Maybe we're discussing different when it comes to abstractions.
They don't have to be paradigms and approaches, like your reference Lisp as a whole. I'm not even sure how "Lisp" fits into the "don't lie" model; it's on a completely different scale. I'm just concerned with how things are represented. UDP doesn't lie; it says up front that its datagrams are unreliable. TCP on the other hand pretends to be a reliable ordered stream; that pretense comes at a cost, and sometimes fails anyway.
Another one that came up recently was Golang vs Rust and how they handle file paths (or pretty much anything really). Golang takes the path of least short-term resistance, and tries to make things easy by pretending paths are strings. Turns out that isn't always true. Rust in contrast works hard to ensure correctness; for file paths they use a custom OsStr type that covers the possible cases. There are lots of examples where Rust uses result types to present a more complex but accurate set of outcomes.
> Not lying is not easy. You have to take responsibility for basically every misunderstanding someone may make with your ideas.
That sounds like a good point, but after thinking for a second I don't think I agree. If I was really trying to guarantee that no one misunderstood my work, that would be a problem. However, that's not the objective of the principle, which is a guide for choosing representations. Apply the same logic to human honesty. Is it really that impossible to avoid lying in conversation? Am I suddenly lying if someone misinterprets what I said?
I think avoiding lying in abstraction design should be similar to personal honesty in conversation with other people. Don't intentionally misrepresent something. If someone misreads the specification and makes a mistake, that's their fault.

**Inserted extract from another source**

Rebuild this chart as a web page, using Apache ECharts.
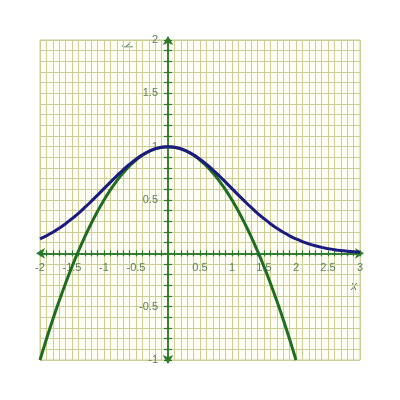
<!DOCTYPE html>
<html>
<head>
<meta charset="utf-8">
<script src="https://cdn.jsdelivr.net/npm/echarts@6/dist/echarts.min.js"></script>
<style>
  html, body { margin: 0; padding: 0; background: #fff; }
  #main { width: 400px; height: 400px; }
</style>
</head>
<body>
<div id="main"></div>
<script>
// x positions where the curves were read (step 0.1)
const xs = [-2.0, -1.9, -1.8, -1.7, -1.6, -1.5, -1.4, -1.3, -1.2, -1.1,
  -1.0, -0.9, -0.8, -0.7, -0.6, -0.5, -0.4, -0.3, -0.2, -0.1,
  0.0, 0.1, 0.2, 0.3, 0.4, 0.5, 0.6, 0.7, 0.8, 0.9,
  1.0, 1.1, 1.2, 1.3, 1.4, 1.5, 1.6, 1.7, 1.8, 1.9,
  2.0, 2.1, 2.2, 2.3, 2.4, 2.5, 2.6, 2.7, 2.8, 2.9, 3.0];

// blue bell curve, -2 .. 3
const blueY = [0.135, 0.164, 0.198, 0.236, 0.278, 0.325, 0.375, 0.430, 0.487, 0.546,
  0.607, 0.667, 0.726, 0.783, 0.835, 0.882, 0.923, 0.956, 0.980, 0.995,
  1.000, 0.995, 0.980, 0.956, 0.923, 0.882, 0.835, 0.783, 0.726, 0.667,
  0.607, 0.546, 0.487, 0.430, 0.375, 0.325, 0.278, 0.236, 0.198, 0.164,
  0.135, 0.110, 0.089, 0.071, 0.056, 0.044, 0.034, 0.026, 0.020, 0.015, 0.011];

// green parabola, -2 .. 2
const greenY = [-1.000, -0.805, -0.620, -0.445, -0.280, -0.125, 0.020, 0.155, 0.280, 0.395,
  0.500, 0.595, 0.680, 0.755, 0.820, 0.875, 0.920, 0.955, 0.980, 0.995,
  1.000, 0.995, 0.980, 0.955, 0.920, 0.875, 0.820, 0.755, 0.680, 0.595,
  0.500, 0.395, 0.280, 0.155, 0.020, -0.125, -0.280, -0.445, -0.620, -0.805, -1.000];

const xLabels = [-2, -1.5, -1, -0.5, 0.5, 1, 1.5, 2, 2.5, 3];
const yLabels = [-1, -0.5, 0.5, 1, 1.5, 2];

const X_MIN = -2, X_MAX = 3, Y_MIN = -1, Y_MAX = 2;
const GRID = { left: 40, top: 40, width: 320, height: 320 };

const gridColor = '#cdcd96';
const axisColor = '#2a7a2a';
const labelColor = '#5a805a';

// shift the axes from the grid edge onto the zero lines
const xOffset = -GRID.height * (0 - Y_MIN) / (Y_MAX - Y_MIN);
const yOffset = -GRID.width * (0 - X_MIN) / (X_MAX - X_MIN);

function labelFor(list) {
  return function (v) {
    for (const l of list) {
      if (Math.abs(v - l) < 1e-6) return String(l);
    }
    return '';
  };
}

const myChart = echarts.init(document.getElementById('main'));

function xAxisOf(inside) {
  return {
    type: 'value', min: X_MIN, max: X_MAX, interval: 0.1,
    position: 'bottom', offset: xOffset,
    axisLine: {
      show: true, onZero: false,
      symbol: inside ? 'none' : ['arrow', 'arrow'], symbolSize: [8, 9], symbolOffset: [-4, 4],
      lineStyle: { color: axisColor, width: 1.5 }
    },
    axisTick: { show: true, inside: inside, length: 3, lineStyle: { color: axisColor, width: 1.2 } },
    splitLine: { show: !inside, lineStyle: { color: gridColor, width: 1 } },
    axisLabel: {
      show: !inside, formatter: labelFor(xLabels), color: labelColor, fontSize: 11,
      fontFamily: 'Liberation Sans', margin: 9, showMinLabel: true, showMaxLabel: true
    }
  };
}

function yAxisOf(inside) {
  return {
    type: 'value', min: Y_MIN, max: Y_MAX, interval: 0.1,
    position: 'left', offset: yOffset,
    axisLine: {
      show: true, onZero: false,
      symbol: inside ? 'none' : ['arrow', 'arrow'], symbolSize: [8, 9], symbolOffset: [-4, 4],
      lineStyle: { color: axisColor, width: 1.5 }
    },
    axisTick: { show: true, inside: inside, length: 4, lineStyle: { color: axisColor, width: 1.2 } },
    splitLine: { show: !inside, lineStyle: { color: gridColor, width: 1 } },
    axisLabel: {
      show: !inside, formatter: labelFor(yLabels), color: labelColor, fontSize: 11,
      fontFamily: 'Liberation Sans', margin: 10, showMinLabel: true, showMaxLabel: true
    }
  };
}

const option = {
  animation: false,
  grid: Object.assign({
    show: true, backgroundColor: '#fefef4', borderColor: gridColor, borderWidth: 1
  }, GRID),
  xAxis: [xAxisOf(false), xAxisOf(true)],
  yAxis: [yAxisOf(false), yAxisOf(true)],
  graphic: [
    { type: 'text', left: 351, top: 281, style: { text: 'x', fill: labelColor, font: 'italic 12px Liberation Sans' } },
    { type: 'text', left: 122, top: 40, rotation: -Math.PI / 3, style: { text: 'y', fill: labelColor, font: 'italic 12px Liberation Sans' } }
  ],
  series: [
    {
      name: 'green', type: 'line', smooth: true, showSymbol: false, symbol: 'none',
      lineStyle: { color: '#1f6e1f', width: 3 },
      data: greenY.map((y, i) => [xs[i], y]),
      z: 3
    },
    {
      name: 'blue', type: 'line', smooth: true, showSymbol: false, symbol: 'none',
      lineStyle: { color: '#1b1b82', width: 3 },
      data: xs.map((x, i) => [x, blueY[i]]),
      z: 4
    }
  ]
};

myChart.setOption(option);
</script>
</body>
</html>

I will go a step further though and say that simply having a disclaimer doesn't match the spirit of the principle. Surely the TCP documentation (or a little critical thinking) will reveal that it can't truly make streams reliable. The problem though is that it tries, and wants you to believe it does except for "rare circumstances." I would prefer a system built using UDP with full expectation of the potential failures, than one on TCP that thought it had covered all the edge cases that mattered only to run into a new one.
I guess the Erlang "let it crash" philosophy is almost a corollary. If you don't have illusions that your code won't crash, and prepare for that worst possible case, then any unhandled errors can just be generalized to a crash.
The purpose of the principle is to make better designs by giving more accurate and flexible options to the user. If a design choice is between exposing the internals as they are, or trying to cover up the complexity to coddle the user, choose the former. Give the user the flexibility and power of handling the details themselves (possibly via library). Don't lie.